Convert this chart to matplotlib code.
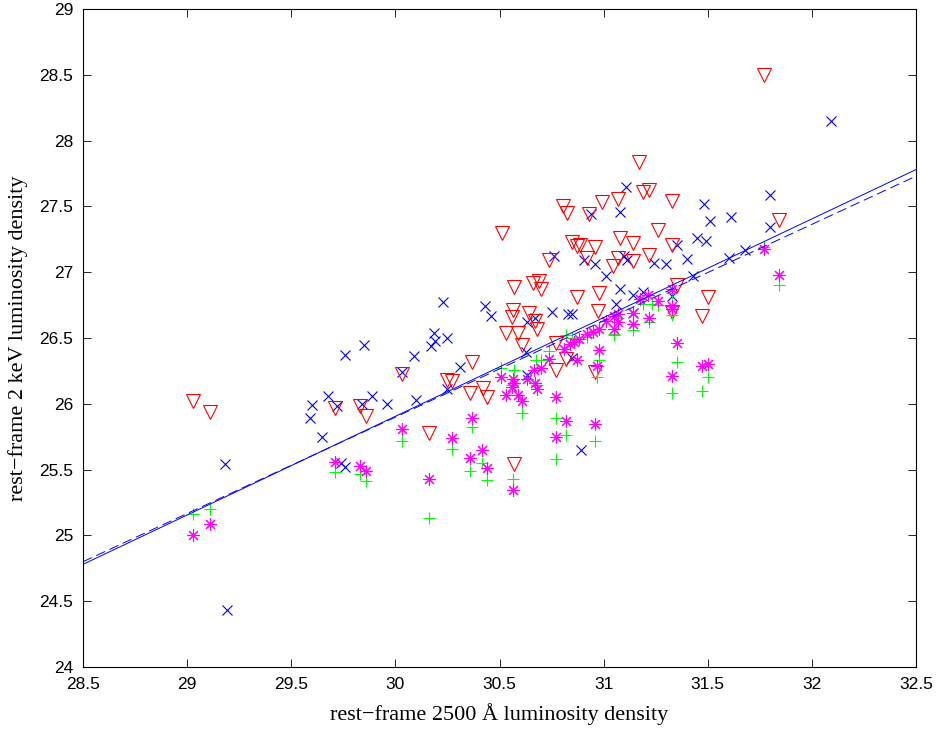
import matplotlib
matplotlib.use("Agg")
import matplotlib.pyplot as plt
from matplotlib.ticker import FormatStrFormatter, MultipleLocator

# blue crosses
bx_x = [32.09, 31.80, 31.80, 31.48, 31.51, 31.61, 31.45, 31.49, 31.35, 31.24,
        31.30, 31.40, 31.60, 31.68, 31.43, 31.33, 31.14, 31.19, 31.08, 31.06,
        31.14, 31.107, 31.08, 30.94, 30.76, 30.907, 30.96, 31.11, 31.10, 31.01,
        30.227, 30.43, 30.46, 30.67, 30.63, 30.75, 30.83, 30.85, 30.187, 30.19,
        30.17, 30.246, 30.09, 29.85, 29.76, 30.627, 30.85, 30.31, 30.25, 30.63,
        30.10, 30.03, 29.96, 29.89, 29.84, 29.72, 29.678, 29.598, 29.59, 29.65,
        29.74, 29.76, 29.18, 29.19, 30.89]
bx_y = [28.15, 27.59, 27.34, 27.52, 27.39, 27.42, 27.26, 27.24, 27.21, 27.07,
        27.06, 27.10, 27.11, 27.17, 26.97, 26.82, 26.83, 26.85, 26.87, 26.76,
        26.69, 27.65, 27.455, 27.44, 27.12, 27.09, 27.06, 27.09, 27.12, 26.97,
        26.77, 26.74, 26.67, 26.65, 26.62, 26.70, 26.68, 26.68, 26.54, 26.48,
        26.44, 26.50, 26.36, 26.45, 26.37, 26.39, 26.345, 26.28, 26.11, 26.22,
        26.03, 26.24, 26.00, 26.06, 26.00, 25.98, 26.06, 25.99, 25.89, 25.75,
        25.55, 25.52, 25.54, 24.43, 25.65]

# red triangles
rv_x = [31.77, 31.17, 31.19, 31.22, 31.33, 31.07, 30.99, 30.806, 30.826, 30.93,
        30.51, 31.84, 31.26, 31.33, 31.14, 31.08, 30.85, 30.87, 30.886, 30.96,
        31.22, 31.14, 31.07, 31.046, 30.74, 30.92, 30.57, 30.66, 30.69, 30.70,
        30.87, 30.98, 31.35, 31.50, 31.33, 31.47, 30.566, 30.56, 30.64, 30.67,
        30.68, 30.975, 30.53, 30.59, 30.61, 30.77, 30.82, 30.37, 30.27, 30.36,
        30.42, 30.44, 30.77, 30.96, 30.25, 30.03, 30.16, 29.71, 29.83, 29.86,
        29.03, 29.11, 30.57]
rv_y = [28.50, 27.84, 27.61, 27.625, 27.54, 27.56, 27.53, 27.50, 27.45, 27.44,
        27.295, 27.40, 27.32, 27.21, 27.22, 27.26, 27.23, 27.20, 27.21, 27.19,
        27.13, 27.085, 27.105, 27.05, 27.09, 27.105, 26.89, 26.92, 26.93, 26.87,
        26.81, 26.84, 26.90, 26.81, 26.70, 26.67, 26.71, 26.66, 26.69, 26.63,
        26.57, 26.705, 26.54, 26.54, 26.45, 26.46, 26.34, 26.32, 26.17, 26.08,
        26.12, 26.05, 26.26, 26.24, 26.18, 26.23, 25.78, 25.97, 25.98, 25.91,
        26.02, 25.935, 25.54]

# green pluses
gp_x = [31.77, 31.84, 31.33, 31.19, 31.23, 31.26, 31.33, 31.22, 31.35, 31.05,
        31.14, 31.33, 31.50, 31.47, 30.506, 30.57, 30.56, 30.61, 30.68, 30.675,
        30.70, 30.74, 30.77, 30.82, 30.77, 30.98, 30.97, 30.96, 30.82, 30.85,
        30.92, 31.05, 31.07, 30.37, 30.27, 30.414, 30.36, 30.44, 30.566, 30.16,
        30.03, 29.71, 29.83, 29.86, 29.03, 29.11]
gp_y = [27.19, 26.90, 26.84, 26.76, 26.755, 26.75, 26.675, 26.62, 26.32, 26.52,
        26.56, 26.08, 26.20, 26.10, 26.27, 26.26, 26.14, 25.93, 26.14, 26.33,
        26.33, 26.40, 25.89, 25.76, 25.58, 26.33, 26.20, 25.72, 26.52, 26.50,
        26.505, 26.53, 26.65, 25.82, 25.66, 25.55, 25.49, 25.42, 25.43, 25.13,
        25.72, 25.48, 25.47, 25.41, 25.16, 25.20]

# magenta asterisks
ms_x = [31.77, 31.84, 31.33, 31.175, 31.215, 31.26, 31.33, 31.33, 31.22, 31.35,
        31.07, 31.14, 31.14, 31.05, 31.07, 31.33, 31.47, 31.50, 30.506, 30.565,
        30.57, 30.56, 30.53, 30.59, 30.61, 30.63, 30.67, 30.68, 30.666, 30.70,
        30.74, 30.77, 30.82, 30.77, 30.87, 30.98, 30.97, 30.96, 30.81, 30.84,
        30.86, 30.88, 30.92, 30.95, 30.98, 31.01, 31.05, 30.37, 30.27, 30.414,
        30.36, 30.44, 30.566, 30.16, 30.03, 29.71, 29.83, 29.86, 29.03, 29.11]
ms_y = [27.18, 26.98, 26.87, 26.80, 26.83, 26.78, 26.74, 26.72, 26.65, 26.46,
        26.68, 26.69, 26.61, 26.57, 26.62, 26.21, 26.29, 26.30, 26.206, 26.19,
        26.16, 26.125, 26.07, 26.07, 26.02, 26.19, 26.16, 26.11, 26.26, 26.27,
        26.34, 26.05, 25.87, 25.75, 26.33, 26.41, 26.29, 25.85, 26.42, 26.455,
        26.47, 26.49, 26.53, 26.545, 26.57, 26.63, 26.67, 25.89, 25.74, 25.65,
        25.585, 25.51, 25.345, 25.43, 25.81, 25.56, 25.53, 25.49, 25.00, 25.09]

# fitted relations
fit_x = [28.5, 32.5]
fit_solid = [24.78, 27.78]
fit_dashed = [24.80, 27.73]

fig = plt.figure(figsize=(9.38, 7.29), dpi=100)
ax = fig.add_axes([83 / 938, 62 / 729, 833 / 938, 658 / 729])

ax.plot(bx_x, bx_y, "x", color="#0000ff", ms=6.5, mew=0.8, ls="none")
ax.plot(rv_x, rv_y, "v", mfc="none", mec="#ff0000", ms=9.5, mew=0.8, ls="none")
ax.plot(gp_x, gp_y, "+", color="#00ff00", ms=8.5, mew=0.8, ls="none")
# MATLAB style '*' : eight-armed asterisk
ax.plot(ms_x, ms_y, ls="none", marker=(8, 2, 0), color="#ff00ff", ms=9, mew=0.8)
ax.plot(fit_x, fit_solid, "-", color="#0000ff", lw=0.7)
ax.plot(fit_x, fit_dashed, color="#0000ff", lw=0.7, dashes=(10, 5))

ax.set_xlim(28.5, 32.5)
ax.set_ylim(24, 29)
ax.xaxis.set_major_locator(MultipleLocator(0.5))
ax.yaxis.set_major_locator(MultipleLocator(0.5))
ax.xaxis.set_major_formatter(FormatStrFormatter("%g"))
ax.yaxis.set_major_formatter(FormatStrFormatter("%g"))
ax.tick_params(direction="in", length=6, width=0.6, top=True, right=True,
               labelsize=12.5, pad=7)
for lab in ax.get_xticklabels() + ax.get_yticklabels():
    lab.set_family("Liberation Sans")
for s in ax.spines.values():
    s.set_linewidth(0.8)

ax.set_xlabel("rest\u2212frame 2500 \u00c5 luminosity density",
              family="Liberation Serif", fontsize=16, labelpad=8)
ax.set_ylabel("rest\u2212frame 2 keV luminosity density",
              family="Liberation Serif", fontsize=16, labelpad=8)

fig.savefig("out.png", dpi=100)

=-=-=-=-=

◆ REQUIRED TASK ◆
Only the lines from the top of the data through the line with "from matplotlib.ticker import" should be quoted, exactly and with both ends kept; skip the pictures.

◆ THE OUTPUT ◆
Convert this chart to matplotlib code.
import matplotlib
matplotlib.use("Agg")
import matplotlib.pyplot as plt
from matplotlib.ticker import FormatStrFormatter, MultipleLocator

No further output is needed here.